Hoogtepunten op de derde dag van het pianofestival waren de alweer razend virtuoze én muzikale Soloduiveldans IV voor piano door Hannes Minnaar en het optreden van Amsterdam Sinfonietta met de door de Guardian als ‘onverschrokken pianiste’ getypeerde Tamara Stefanovich, die zich levendig en ruimhartig uitleefde in het als balsem voor oren en hart geschreven Eerste pianoconcert van Busoni, die een wonderkind van twaalf jaar was toen hij het schreef. Net als de jonge Mendelssohn speelde Busoni als jongetje veel Bach en net als bij Mendelssohn hoor je dat terug in zijn romantische muziek, die bruist en stroomt met het bijna argeloze enthousiasme van een jong talent dat volledig opgaat in zijn muzikale fantasieën. De gedreven pianiste liet andere kanten van zichzelf horen in Drie vlinders van Wagemans, een verrassend pianoconcert waarvan de delen drie ‘beeldend’ getypeerde insecten op hun vlucht verklanken, terwijl het orkest ze kabbelend, ontwrichtend of fluisterzacht zoemend begeleid.
Wat Amsterdam Sinfonietta daarna voor elkaar kreeg zonder dirigent, grensde wat mij betreft aan het onwaarschijnlijke. Expressief en echt ontroerend speelde het ensemble een prachtig uitgebalanceerde orkestbewerking van de Cavatina, het langzame deel uit het Strijkkwartet op. 130 van Beethoven, die beweerde dat dit deel het enige stuk van hemzelf was dat hem tot tranen toe bewoog. Bijna zonder overgang dook Amsterdam Sinfonietta daarop onder in het grimmigste muziekstuk dat ooit geschreven werd: Beethovens magistrale Grosse Fuge, al bijna onspeelbaar voor een ‘normaal’ strijkkwartet, dus een haast onmogelijk huzarenstuk voor een ensemble zonder dirigent. Maar de spannende uitvoering werd in alle opzichten een succes.

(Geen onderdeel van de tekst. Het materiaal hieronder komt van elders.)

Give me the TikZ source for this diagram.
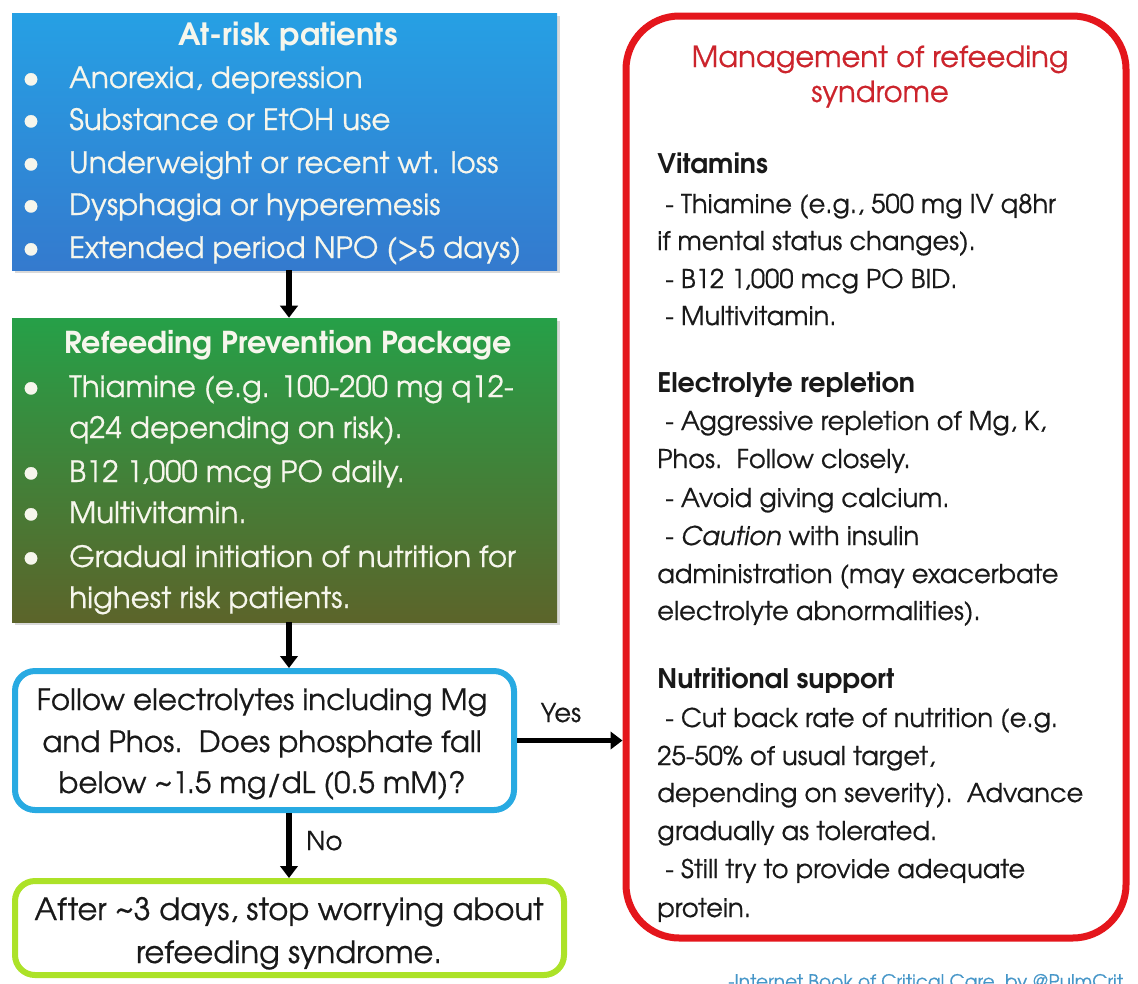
\documentclass[tikz,border=0pt]{standalone}
\usepackage{fontspec}
\setmainfont{TeX Gyre Adventor}[UprightFeatures={FakeBold=0.6}, ItalicFeatures={FakeBold=0.6}]
\usetikzlibrary{arrows.meta,shadows,fit,calc}
\definecolor{blueTop}{RGB}{38,160,228}
\definecolor{blueBot}{RGB}{52,122,206}
\definecolor{greenTop}{RGB}{38,160,72}
\definecolor{greenMid}{RGB}{48,138,58}
\definecolor{greenBot}{RGB}{92,100,42}
\definecolor{qBlue}{RGB}{40,170,226}
\definecolor{lime}{RGB}{172,226,40}
\definecolor{redBorder}{RGB}{228,22,28}
\definecolor{redTitle}{RGB}{204,36,44}
\definecolor{paleText}{RGB}{246,246,236}
\definecolor{creditBlue}{RGB}{70,150,200}
\tikzset{
  filledbox/.style={inner sep=0pt, drop shadow={opacity=0.3, shadow xshift=2pt, shadow yshift=-2pt}},
  outlinebox/.style={inner sep=0pt, draw, fill=white, line width=4.5pt, rounded corners=15pt},
  body/.style={font=\fontsize{22}{24}\selectfont, inner sep=0pt},
  pale/.style={body, text=paleText},
  dark/.style={body, text=black!90},
  rbody/.style={dark, font=\fontsize{19.3}{22}\selectfont},
  rhead/.style={dark, font=\fontsize{20.2}{22}\selectfont\bfseries},
  arr/.style={line width=3.8pt, -{Triangle[width=13pt,length=9pt]}},
}
\begin{document}
\begin{tikzpicture}[x=0.75pt,y=-0.75pt]
\useasboundingbox (0,0) rectangle (1138,983);
\clip (0,0) rectangle (1138,983);

% ---- boxes
\node[filledbox, top color=blueTop, bottom color=blueBot, fit={(12,13) (557,270)}] (risk) {};
\node[filledbox, top color=greenTop, middle color=greenMid, bottom color=greenBot, fit={(12,318) (557,622)}] (pkg) {};
\node[outlinebox, draw=qBlue, fit={(15,671) (514,810)}] (q) {};
\node[outlinebox, draw=lime, fit={(15,881) (564,975)}] (done) {};
\node[outlinebox, draw=redBorder, line width=5.25pt, rounded corners=40pt, fit={(626,16) (1126,938)}] (mgmt) {};

% ---- at-risk text
\node[pale, anchor=base, font=\fontsize{23}{24}\selectfont\bfseries] (riskT) at (288,45) {At-risk patients};
\foreach \y/\t [count=\i] in {88/{Anorexia, depression}, 130/{Substance or EtOH use}, 173/{Underweight or recent wt. loss}, 215/{Dysphagia or hyperemesis}, 258/{Extended period NPO (>5 days)}} {
  \node[pale, anchor=base, font=\fontsize{26}{24}\selectfont] (rb\i) at (31,\y) {\textbullet};
  \node[pale, anchor=base west] (rl\i) at (69,\y) {\t};
}

% ---- package text
\node[pale, anchor=base, font=\fontsize{22.6}{24}\selectfont\bfseries] (pkgT) at (288,353) {Refeeding Prevention Package};
\foreach \y [count=\i] in {397,482,523,567} {
  \node[pale, anchor=base, font=\fontsize{26}{24}\selectfont] (pb\i) at (31,\y) {\textbullet};
}
\node[pale, anchor=base west] (p1) at (69,397) {Thiamine (e.g. 100-200 mg q12-};
\node[pale, anchor=base west] (p2) at (69,438) {q24 depending on risk).};
\node[pale, anchor=base west] (p3) at (69,482) {B12 1,000 mcg PO daily.};
\node[pale, anchor=base west] (p4) at (69,523) {Multivitamin.};
\node[pale, anchor=base west] (p5) at (69,567) {Gradual initiation of nutrition for};
\node[pale, anchor=base west] (p6) at (69,608) {highest risk patients.};

% ---- question text
\node[dark, anchor=base] (q1) at (262,710) {Follow electrolytes including Mg};
\node[dark, anchor=base] (q2) at (262,752) {and Phos.~~Does phosphate fall};
\node[dark, anchor=base] (q3) at (262,793) {below \textasciitilde1.5 mg/dL (0.5 mM)?};

% ---- done text
\node[dark, anchor=base, font=\fontsize{23}{24}\selectfont] (d1) at (289,920) {After \textasciitilde3 days, stop worrying about};
\node[dark, anchor=base, font=\fontsize{23}{24}\selectfont] (d2) at (289,963) {refeeding syndrome.};

% ---- arrows
\coordinate (a1) at ($(risk.south)+(4.5,0)$);
\coordinate (a2) at ($(pkg.south)+(4.5,0)$);
\coordinate (a3) at ($(q.south)+(24.5,0)$);
\draw[arr] (a1) -- (a1 |- pkg.north);
\draw[arr] (a2) -- (a2 |- q.north);
\draw[arr] (q.east) -- (q.east -| mgmt.west);
\draw[arr] (a3) -- (a3 |- done.north);
\node[rbody, anchor=base] (yes) at (561,722) {Yes};
\node[rbody, anchor=base west] (no) at (306,850) {No};

% ---- management text
\node[body, text=redTitle, anchor=base, font=\fontsize{21.8}{24}\selectfont] (m1) at (880,67) {Management of refeeding};
\node[body, text=redTitle, anchor=base, font=\fontsize{21.8}{24}\selectfont] (m2) at (880,102) {syndrome};
\node[rhead, anchor=base west] (h1) at (657,173) {Vitamins};
\node[rbody, anchor=base west] (v1) at (665,213) {- Thiamine (e.g., 500 mg IV q8hr};
\node[rbody, anchor=base west] (v2) at (657,250) {if mental status changes).};
\node[rbody, anchor=base west] (v3) at (665,288) {- B12 1,000 mcg PO BID.};
\node[rbody, anchor=base west] (v4) at (665,325) {- Multivitamin.};
\node[rhead, anchor=base west] (h2) at (657,392) {Electrolyte repletion};
\node[rbody, anchor=base west] (e1) at (665,430) {- Aggressive repletion of Mg, K,};
\node[rbody, anchor=base west] (e2) at (657,468) {Phos.~~Follow closely.};
\node[rbody, anchor=base west] (e3) at (665,507) {- Avoid giving calcium.};
\node[rbody, anchor=base west] (e4) at (665,545) {- \textit{Caution} with insulin};
\node[rbody, anchor=base west] (e5) at (657,583) {administration (may exacerbate};
\node[rbody, anchor=base west] (e6) at (657,620) {electrolyte abnormalities).};
\node[rhead, anchor=base west] (h3) at (657,688) {Nutritional support};
\node[rbody, anchor=base west] (n1) at (665,727) {- Cut back rate of nutrition (e.g.};
\node[rbody, anchor=base west] (n2) at (657,765) {25-50\% of usual target,};
\node[rbody, anchor=base west] (n3) at (657,802) {depending on severity).~~Advance};
\node[rbody, anchor=base west] (n4) at (657,840) {gradually as tolerated.};
\node[rbody, anchor=base west] (n5) at (665,878) {- Still try to provide adequate};
\node[rbody, anchor=base west] (n6) at (657,917) {protein.};

% ---- credit
\node[inner sep=0pt, anchor=base west, text=creditBlue, font=\fontsize{14}{16}\selectfont] (credit) at (728,988) {-Internet Book of Critical Care, by @PulmCrit};
\end{tikzpicture}
\end{document}
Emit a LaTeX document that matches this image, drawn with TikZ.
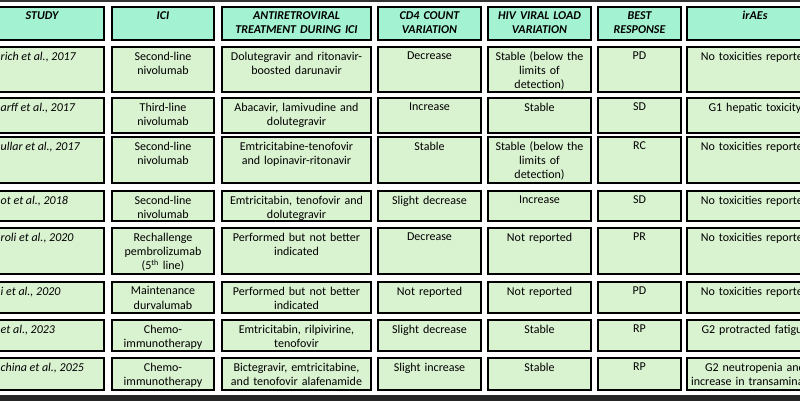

Later die avond vierden het Phion Orkest en de Russisch-Israëlische pianist Boris Giltburg, in 2016 de overtuigende winnaar van de Elisabethwedstrijd 2016, met terugwerkende kracht de 250ste verjaardag van Beethoven, die een beetje in de soep liep door de pandemie. ‘Boris Giltburg speelt als een acteur die razendsnel switcht tussen angst en bijtgrage agressie’, schreef de Volkskrant bij gelegenheid over deze briljante pianist, die van nature naar het intellectuele neigt maar toch ook verrassend lyrisch of dichterlijk uit de hoek kan komen. Beethoven’s Vijfde Pianoconcert werd door hem in een goede verstandhouding met het Phion onder de slagvaardige leiding van Ben Glassberg uiteengezet, waarna het orkest de avond besloot met een kleurrijke, tot de verbeelding sprekende lezing van Moessorgski’s Schilderijententoonstelling, een stuk dat in de bewerking voor piano solo met regelmaat in wijlen de Serie Meesterpianisten heeft geklonken. Op zondagochtend besloten pianiste Einav Yarden, Anthony Marwood, altvioliste Jennifer Stumm en cellist Jakob Koranyi het origineel geprogrammeerde pianofestival met mooi gespeelde werken van Lili Boulanger, Debussy en HIndemith en Beethovens enerverende Geistertrio. Daria van den Bercken mag trots zijn op de eerste editie van haar Piano Biënnale, die zeker een vervolg zal krijgen. Hopelijk zijn tegen die tijd alle belemmerende coronamaatregelen voorgoed van de baan!